15. Serveur de base de données qui est couplé de manière fonctionnelle à un dispositif
client via un réseau de télécommunication, le serveur de la base de données hébergeant
un système de gestion de la base de données en mémoire (157) comprenant une base de
données en mémoire (156) avec un cube de données transactionnelles (208), le cube
de données transactionnelles comprenant une pluralité d'enregistrements de données
(292), le système de gestion de la base de données en mémoire étant configurée pour
:
- générer (402) un graphique hiérarchique (258) comprenant une pluralité de noeuds
interconnectés (N1 à N14) et de feuilles (L1 à L5), toutes les feuilles du graphique
hiérarchique généré appartenant à un premier niveau hiérarchique (270), tous les noeuds
du graphique hiérarchique généré appartenant à deux ou à plus de deux autres niveaux
hiérarchiques (260 à 268), chaque noeud et chaque feuille représentant une entité
physique ou une combinaison d'entités physiques, les entités physiques étant interconnectées,
le graphique hiérarchique ayant la topologie des entités physiques interconnectées,
où au moins l'une des feuilles est un enfant direct de deux ou de plus de deux noeuds,
où chacun des enregistrements des données du cube de données transactionnelles comprend
une ID de l'une des feuilles ;
- la réception (404) d'une requête (256) via le réseau de télécommunication en provenance
du dispositif client (140), la requête comprenant un ou plusieurs critères de choix
(255) et une ID de noeud (254) de l'un des noeuds ;
- en réponse à la réception de la requête, le choix (406) d'un sous-graphique (272)
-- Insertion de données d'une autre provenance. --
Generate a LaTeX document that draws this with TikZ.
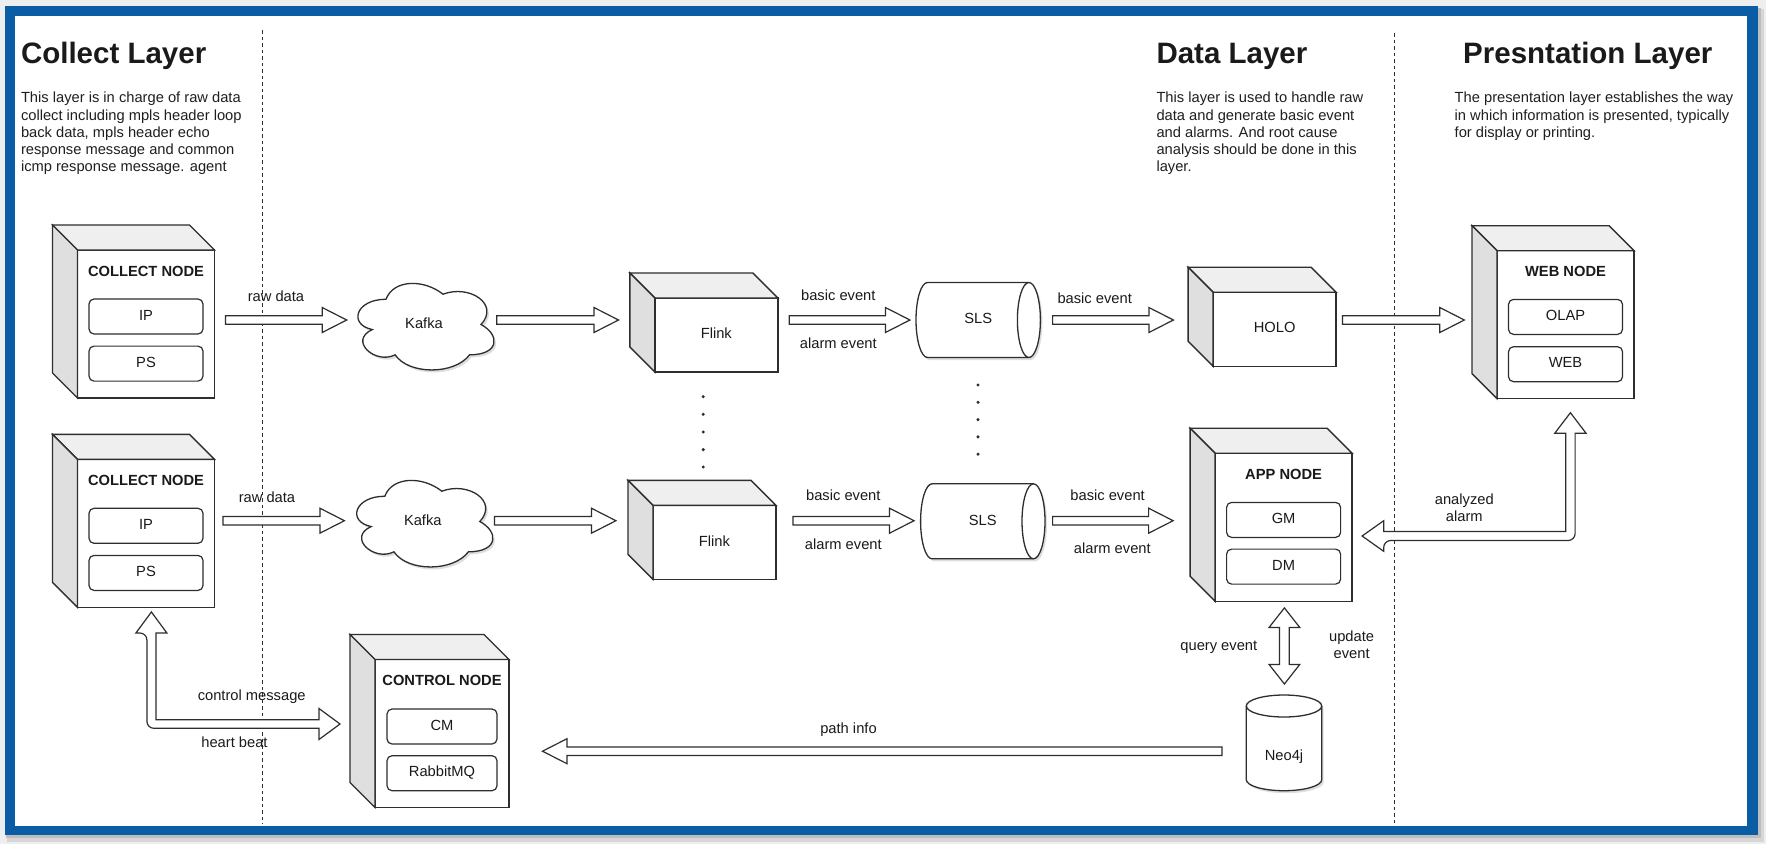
\documentclass[tikz,border=0pt]{standalone}
\usepackage{fontspec}
\setmainfont{Liberation Sans}
\usetikzlibrary{calc}
\pgfdeclarelayer{frame}
\pgfdeclarelayer{shapes}
\pgfsetlayers{frame,shapes,main}

\definecolor{framec}{RGB}{10,92,165}
\definecolor{edgec}{HTML}{2E2E2E}
\definecolor{topc}{HTML}{EFEFEF}
\definecolor{sidec}{HTML}{DFDFDF}
\definecolor{pagec}{HTML}{ECEEF0}
\definecolor{txtc}{HTML}{1A1A1A}

\tikzset{
  every node/.style={font=\fontsize{14.7}{17.2}\selectfont, text=txtc, inner sep=0pt, outer sep=0pt},
  lbl/.style={text height=10.6pt, text depth=3.1pt},
  front/.style={draw=edgec, fill=white, line width=1.4pt, minimum width=137pt, minimum height=148pt, lbl},
  smallfront/.style={front, minimum width=123pt, minimum height=74pt},
  face/.style={draw=edgec, line width=1.4pt, line join=miter},
  inbox/.style={draw=edgec, line width=1.2pt, rounded corners=5pt, minimum width=114pt, minimum height=35pt, lbl},
  ntitle/.style={font=\bfseries\fontsize{14.7}{17.2}\selectfont, lbl},
  bigtitle/.style={font=\bfseries\fontsize{29.5}{35}\selectfont, anchor=base west},
  desc/.style={anchor=north west, align=left, text=black!88},
  flex/.style={draw=edgec, fill=white, line width=1.2pt, line join=miter},
  shadowed/.style={preaction={fill=black, opacity=0.13, transform canvas={xshift=2pt, yshift=-2.5pt}}},
  cyl/.style={draw=edgec, line width=1.3pt},
  cloudst/.style={draw=edgec, fill=white, line width=1.3pt},
  sepline/.style={draw=edgec, line width=1.1pt, dash pattern=on 3.5pt off 3pt},
}

\newcommand\cubefaces[1]{%
  \filldraw[face, fill=topc] (#1.north west) -- ++(-25,-25) -- ($(#1.north east)+(-25,-25)$) -- (#1.north east) -- cycle;
  \filldraw[face, fill=sidec] (#1.north west) -- ++(-25,-25) -- ($(#1.south west)+(-25,-25)$) -- (#1.south west) -- cycle;
}
\newcommand\hflex[2]{%
  \draw[flex] let \p1=#1, \p2=#2, \n1={ifthenelse(\x2>\x1,1,-1)} in
    (\x1,{\y2+4.2pt}) -- ({\x2-(\n1)*24.5pt},{\y2+4.2pt}) -- ({\x2-(\n1)*24.5pt},{\y2+12.5pt})
    -- (\x2,\y2) -- ({\x2-(\n1)*24.5pt},{\y2-12.5pt}) -- ({\x2-(\n1)*24.5pt},{\y2-4.2pt})
    -- (\x1,{\y2-4.2pt}) -- cycle;
}
\newcommand\cloudshape[1]{%
  \begin{scope}[shift={(#1.north west)}, x=152pt, y=-101pt]
    \filldraw[cloudst, shadowed] (0.25,0.25) .. controls (0.05,0.25) and (0,0.5) .. (0.16,0.55)
      .. controls (0,0.66) and (0.18,0.9) .. (0.31,0.8)
      .. controls (0.4,1) and (0.7,1) .. (0.8,0.8)
      .. controls (1,0.8) and (1,0.6) .. (0.875,0.5)
      .. controls (1,0.3) and (0.8,0.1) .. (0.625,0.2)
      .. controls (0.5,0.05) and (0.3,0.05) .. (0.25,0.25) -- cycle;
  \end{scope}
}
\newcommand\hcyl[1]{%
  \filldraw[cyl, fill=white, shadowed] let \p1=(#1.north west), \p2=(#1.south east) in
    ({\x1+11.5pt},\y1) -- ({\x2-11.5pt},\y1) arc[start angle=90, end angle=-90, x radius=11.5pt, y radius=37.5pt]
    -- ({\x1+11.5pt},\y2) arc[start angle=270, end angle=90, x radius=11.5pt, y radius=37.5pt] -- cycle;
  \draw[cyl] let \p1=(#1.north west), \p2=(#1.south east) in
    ({\x2-11.5pt},\y1) arc[start angle=90, end angle=270, x radius=11.5pt, y radius=37.5pt];
}

\begin{document}
\begin{tikzpicture}[x=1pt, y=-1pt]
\useasboundingbox (0,0) rectangle (1766,844);

% ---------- frame ----------
\begin{pgfonlayer}{frame}
  \fill[pagec] (0,0) rectangle (1766,844);
  \fill[black!16] (7,9) rectangle (1764,842);
  \fill[black!26] (6,8) rectangle (1761,838);
  \fill[framec] (4.6,6) rectangle (1758.4,835);
  \fill[white] (14.5,16) rectangle (1747,826);
\end{pgfonlayer}

% ---------- separators ----------
\draw[sepline] (262.3,30) -- (262.3,824);
\draw[sepline] (1394.6,33) -- (1394.6,825);

% ---------- titles & descriptions ----------
\node[bigtitle] (t1) at (21,63.3) {Collect Layer};
\node[bigtitle] (t2) at (1156.5,63.3) {Data Layer};
\node[bigtitle] (t3) at (1463.2,63.3) {Presntation Layer};

\node[desc] (d1) at (21,92.3) {This layer is in charge of raw data\\collect including mpls header loop\\back data, mpls header echo\\response message and common\\icmp response message. agent};
\node[desc] (d2) at (1156.5,92.3) {This layer is used to handle raw\\data and generate basic event\\and alarms. And root cause\\analysis should be done in this\\layer.};
\node[desc] (d3) at (1454.7,92.3) {The presentation layer establishes the way\\in which information is presented, typically\\for display or printing.};

% ---------- cubes ----------
\node[front] (col1) at (146,324) {};
\node[front] (col2) at (146,533.3) {};
\node[front, minimum width=134pt] (ctrl) at (442,733.5) {};
\node[front] (web) at (1565.5,324.7) {};
\node[front] (app) at (1283.6,527.2) {};
\node[smallfront] (flink1) at (716.3,335) {Flink};
\node[smallfront] (flink2) at (714.5,542.3) {Flink};
\node[smallfront] (holo) at (1274.6,329.2) {HOLO};
\cubefaces{col1}
\cubefaces{col2}
\cubefaces{ctrl}
\cubefaces{web}
\cubefaces{app}
\cubefaces{flink1}
\cubefaces{flink2}
\cubefaces{holo}

\node[ntitle] (col1t) at ($(col1.north)+(0,22.4)$) {COLLECT NODE};
\node[inbox] (col1ip) at ($(col1.north)+(0,66.5)$) {IP};
\node[inbox] (col1ps) at ($(col1.north)+(0,113.6)$) {PS};

\node[ntitle] (col2t) at ($(col2.north)+(0,22.4)$) {COLLECT NODE};
\node[inbox] (col2ip) at ($(col2.north)+(0,66.5)$) {IP};
\node[inbox] (col2ps) at ($(col2.north)+(0,113.6)$) {PS};

\node[ntitle] (ctrlt) at ($(ctrl.north)+(0,22.4)$) {CONTROL NODE};
\node[inbox, minimum width=110pt] (ctrlcm) at ($(ctrl.north)+(0,67)$) {CM};
\node[inbox, minimum width=110pt] (ctrlmq) at ($(ctrl.north)+(0,113.7)$) {RabbitMQ};

\node[ntitle] (webt) at ($(web.north)+(0,22)$) {WEB NODE};
\node[inbox] (webolap) at ($(web.north)+(0,66.2)$) {OLAP};
\node[inbox] (webweb) at ($(web.north)+(0,113.5)$) {WEB};

\node[ntitle] (appt) at ($(app.north)+(0,22.7)$) {APP NODE};
\node[inbox] (appgm) at ($(app.north)+(0,66.7)$) {GM};
\node[inbox] (appdm) at ($(app.north)+(0,113.4)$) {DM};

% ---------- clouds & cylinders ----------
\node[minimum width=152pt, minimum height=101pt, lbl] (kafka1) at (424,324.5) {Kafka};
\node[minimum width=152pt, minimum height=101pt, lbl] (kafka2) at (422.8,521.5) {Kafka};
\node[minimum width=124.4pt, minimum height=75pt, lbl] (sls1) at (978.2,320) {SLS};
\node[minimum width=124.4pt, minimum height=75pt, lbl] (sls2) at (982.8,521.3) {SLS};
\node[minimum width=75.4pt, minimum height=95.7pt, text height=38.3pt, text depth=3.1pt] (neo) at (1284,742.85) {Neo4j};

\begin{pgfonlayer}{shapes}
  \cloudshape{kafka1}
  \cloudshape{kafka2}
  \hcyl{sls1}
  \hcyl{sls2}
  \filldraw[cyl, fill=white, shadowed] let \p1=(neo.north west), \p2=(neo.south east) in
    (\x1,{\y1-11pt}) -- (\x1,{\y2+11pt}) arc[start angle=180, end angle=360, x radius=37.7pt, y radius=11pt]
    -- (\x2,{\y1-11pt}) arc[start angle=0, end angle=180, x radius=37.7pt, y radius=11pt] -- cycle;
  \draw[cyl] let \p1=(neo.north west) in
    (\x1,{\y1-11pt}) arc[start angle=180, end angle=360, x radius=37.7pt, y radius=11pt];
\end{pgfonlayer}

% ---------- dots ----------
\foreach \yy in {396.7,414.3,432,449.6,467} \fill[edgec] (703.2,\yy) circle[radius=1.7pt];
\foreach \yy in {385,402.3,419.6,436.9,454.2} \fill[edgec] (978,\yy) circle[radius=1.7pt];

% ---------- arrows ----------
\coordinate (r1) at (0,320);
\coordinate (r2) at (0,520.7);
\coordinate (r3) at (0,751.2);

\hflex{($(col1.east |- r1)+(11,0)$)}{($(kafka1.west |- r1)+(-1.3,0)$)}
\hflex{($(kafka1.east |- r1)+(-3.3,0)$)}{($(flink1.west |- r1)+(-36.3,0)$)}
\hflex{($(flink1.east |- r1)+(11.4,0)$)}{($(sls1.west |- r1)+(-6.1,0)$)}
\hflex{($(sls1.east |- r1)+(12.2,0)$)}{($(holo.west |- r1)+(-39.7,0)$)}
\hflex{($(holo.east |- r1)+(6.3,0)$)}{($(web.west |- r1)+(-32.7,0)$)}

\hflex{($(col2.east |- r2)+(8.4,0)$)}{($(kafka2.west |- r2)+(-2.4,0)$)}
\hflex{($(kafka2.east |- r2)+(-4.4,0)$)}{($(flink2.west |- r2)+(-37.1,0)$)}
\hflex{($(flink2.east |- r2)+(16.9,0)$)}{($(sls2.west |- r2)+(-6.6,0)$)}
\hflex{($(sls2.east |- r2)+(7.6,0)$)}{($(app.west |- r2)+(-42,0)$)}

\hflex{($(neo.west |- r3)+(-24.3,0)$)}{($(ctrl.east |- r3)+(33.5,0)$)}

% collect <-> control (elbow, two heads)
\coordinate (c1a) at ($(col2.south)+(5.4,4.7)$);
\coordinate (c1b) at ($(ctrl.west)+(-35,-9.5)$);
\draw[flex] let \p1=(c1a), \p2=(c1b) in
  (\x1,\y1) -- ({\x1+15.5pt},{\y1-21pt}) -- ({\x1+4.5pt},{\y1-21pt}) -- ({\x1+4.5pt},{\y2+4.3pt})
  -- ({\x2-21pt},{\y2+4.3pt}) -- ({\x2-21pt},{\y2+15.5pt}) -- (\x2,\y2) -- ({\x2-21pt},{\y2-15.5pt})
  -- ({\x2-21pt},{\y2-4.3pt}) [rounded corners=7pt] -- ({\x1-4.5pt},{\y2-4.3pt}) -- ({\x1-4.5pt},{\y1-21pt})
  [sharp corners] -- ({\x1-15.5pt},{\y1-21pt}) -- cycle;

% web <-> app (elbow, two heads)
\coordinate (b5a) at ($(web.south)+(4.9,14)$);
\coordinate (b5b) at ($(app.east)+(10,8.8)$);
\draw[flex] let \p1=(b5a), \p2=(b5b) in
  (\x1,\y1) -- ({\x1+15.7pt},{\y1-20.6pt}) -- ({\x1+4.7pt},{\y1-20.6pt}) [rounded corners=7pt] -- ({\x1+4.7pt},{\y2-4.5pt})
  -- ({\x2+21.6pt},{\y2-4.5pt}) [sharp corners] -- ({\x2+21.6pt},{\y2-15.3pt}) -- (\x2,\y2) -- ({\x2+21.6pt},{\y2+15.3pt})
  -- ({\x2+21.6pt},{\y2+4.5pt}) -- ({\x1-4.7pt},{\y2+4.5pt}) -- ({\x1-4.7pt},{\y1-20.6pt})
  -- ({\x1-15.7pt},{\y1-20.6pt}) -- cycle;

% app <-> neo4j (vertical, two heads)
\coordinate (c2a) at ($(app.south)+(0.8,6.7)$);
\coordinate (c2b) at ($(neo.north)+(0.4,-11)$);
\draw[flex] let \p1=(c2a), \p2=(c2b) in
  (\x1,\y1) -- ({\x1+15.3pt},{\y1-19.5pt}) -- ({\x1+4.9pt},{\y1-19.5pt}) -- ({\x1+4.9pt},{\y2+19.5pt})
  -- ({\x1+15.3pt},{\y2+19.5pt}) -- (\x1,\y2) -- ({\x1-15.3pt},{\y2+19.5pt}) -- ({\x1-4.9pt},{\y2+19.5pt})
  -- ({\x1-4.9pt},{\y1-19.5pt}) -- ({\x1-15.3pt},{\y1-19.5pt}) -- cycle;

% ---------- labels ----------
\node[lbl] (lr1) at (276,297.3) {raw data};
\node[lbl] (lr2) at (267,499) {raw data};
\node[lbl] (lb1) at (838.3,296.7) {basic event};
\node[lbl] (la1) at (838.3,345) {alarm event};
\node[lbl] (lb2) at (1094.7,300) {basic event};
\node[lbl] (lb3) at (843.3,496.7) {basic event};
\node[lbl] (la3) at (843.3,546) {alarm event};
\node[lbl] (lb4) at (1107.6,496.7) {basic event};
\node[lbl] (la4) at (1112.3,550) {alarm event};
\node[anchor=north, align=center] (lan) at (1464.3,493.8) {analyzed\\alarm};
\node[lbl] (lq) at (1218.8,646.7) {query event};
\node[anchor=north, align=center] (lu) at (1351.6,630.8) {update\\event};
\node[lbl] (lc) at (251.7,696.7) {control message};
\node[lbl] (lh) at (234.5,743.3) {heart beat};
\node[lbl] (lp) at (848.5,730) {path info};
\end{tikzpicture}
\end{document}
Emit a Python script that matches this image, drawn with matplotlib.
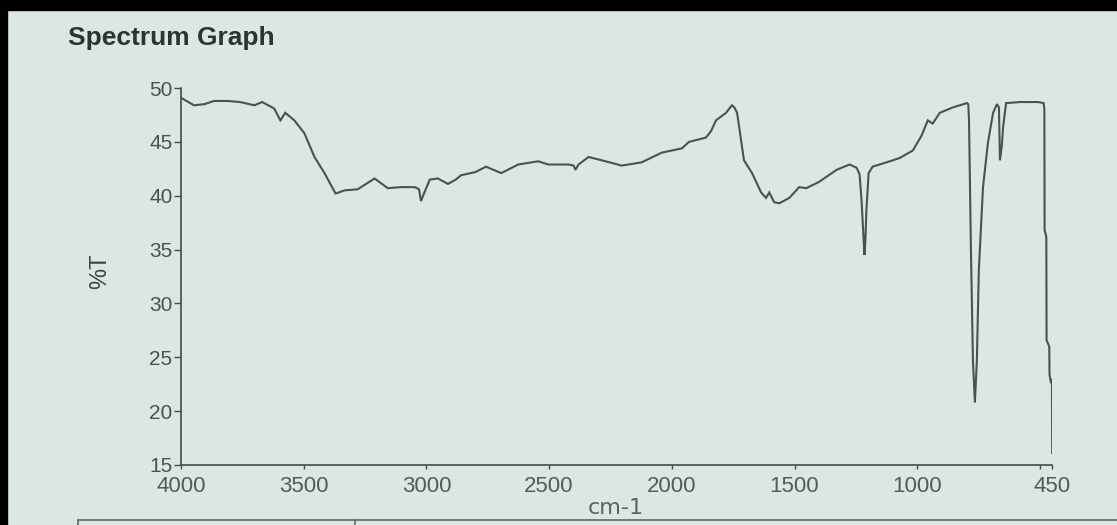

à partir du graphique, le noeud racine (N7) du sous-graphique étant identifié par
l'ID du noeud (254) de la requête ;
- automatiquement, en réponse à la requête, la génération (408) d'une table de facteurs
(166) en tant que dérivée du sous-graphique choisi, la table des facteurs étant une
table de la base de données en mémoire à utiliser pour les opérations de jointure
de la base de données pour les tâches d'agrégation hiérarchique, la table des facteurs
comprenant une ou plusieurs lignes pour chacune des feuilles du sous-graphique, où
chacune des lignes de la table des facteurs comprend au moins :
∘ une première ID (282), la première ID étant une ID de l'une des feuilles du sous-graphique
ou d'un premier noeud parmi les noeuds du sous-graphique ; et
∘ une seconde ID (284), la seconde ID étant une ID d'un second noeud parmi les noeuds
du sous-graphique, où le noeud ou la feuille identifié(e) par la première ID est un
enfant direct ou indirect dudit second noeud au sein du sous-graphique ; et
∘ un facteur (288), le facteur indiquant à quel degré ladite feuille ou (ledit) premier
noeud identifié(e) par la première ID est un enfant direct ou indirect dudit second
noeud ;
- la génération d'un rapport agrégé par :
∘ l'exécution (412) d'une opération de jointure de la base de données JOIN, l'opération
JOIN joignant la table des facteurs et le cube des données transactionnelles au moins
via la première ID, l'opération JOIN comprenant l'agrégation des données transactionnelles
attribuées aux feuilles et aux noeuds du sous-graphique qui correspondent aux critères
choisis, où seulement une fraction dépendante d'un facteur des données transactionnelles
est agrégée conformément à la topologie du sous-graphique, où les données transactionnelles
se rapportent aux données qui précisent une quantité de ressources ayant été ajoutées
ou ayant été retirées à un objet physique à un instant donné ; et
- le renvoi (414) du rapport agrégé comprenant les données agrégées au dispositif
client via le réseau de télécommunication.